A free lance journalist interviewing Timothy McVeigh in prison wanted to ask him a question without being overheard. So the journalist wrote down the letters CIA on a piece of paper, and with a questioning look on the journalist’s face and holding up the paper for McVeigh to see while the journalist pointed to McVeigh for an answer, McVeigh nodded his head, YES.
===Past and present relevant Directors of Central Intelligence as to some of the matters here mentioned.
===Past and present members of Counter-Intelligence of Saudi, a U.S. ally, as to the Iraqi connection and U.S. intelligence prior knowledge of the Murrah Building bombings.
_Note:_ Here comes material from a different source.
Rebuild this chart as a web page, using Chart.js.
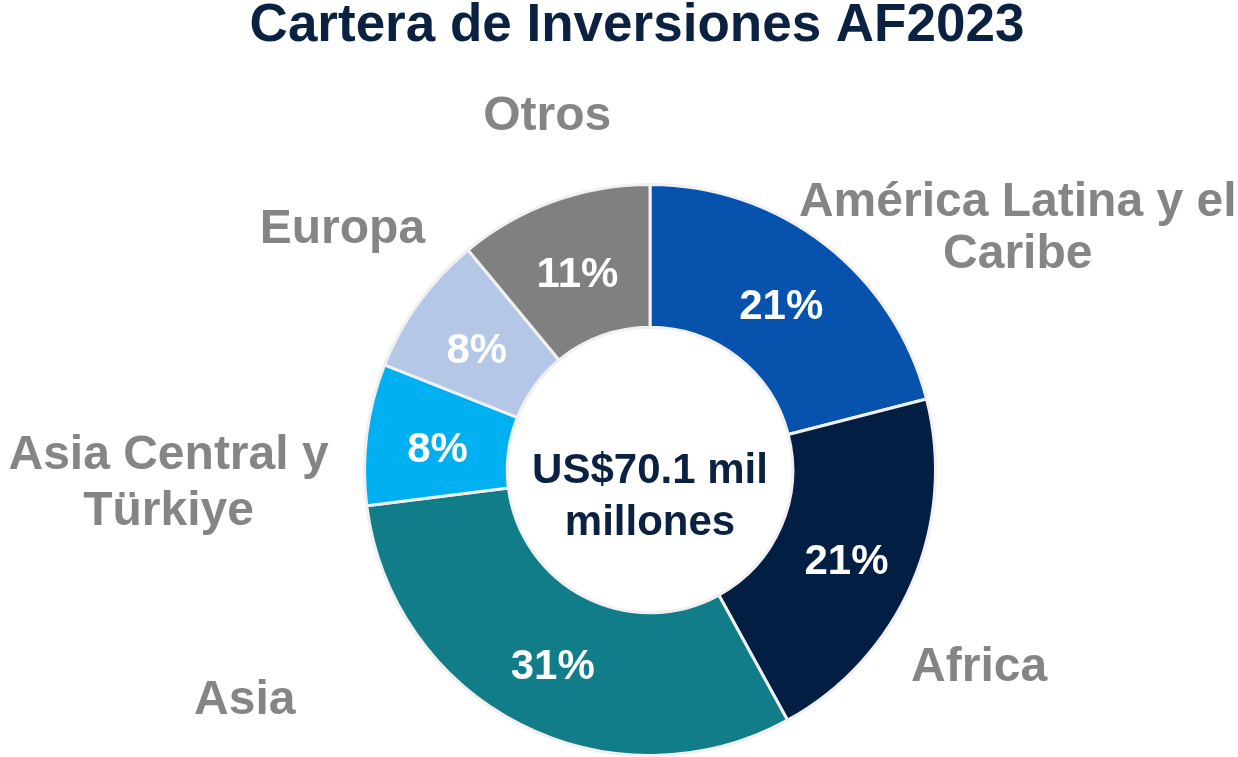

The defense attorneys for Timothy McVeigh and their bringing up the matter of “fraud upon the court”; nowhere do they seem ready or willing to bring up any matters of the judges operating in the McVeigh matter under a malign if not corrupt influence, constituting the strongest showing of a “fraud upon the court”. At the minimum, bringing up some of the matters mentioned here would constitute strong grounds for a new trial and/or changing the death penalty for McVeigh. Like attorneys throughout the history of American courts, the McVeigh attorneys are not inclined to finger judges, even if rightfully necessary. In plain lingo, the lawyers are too chicken or they simply go along with supporting the “Crown”, regardless of the truth.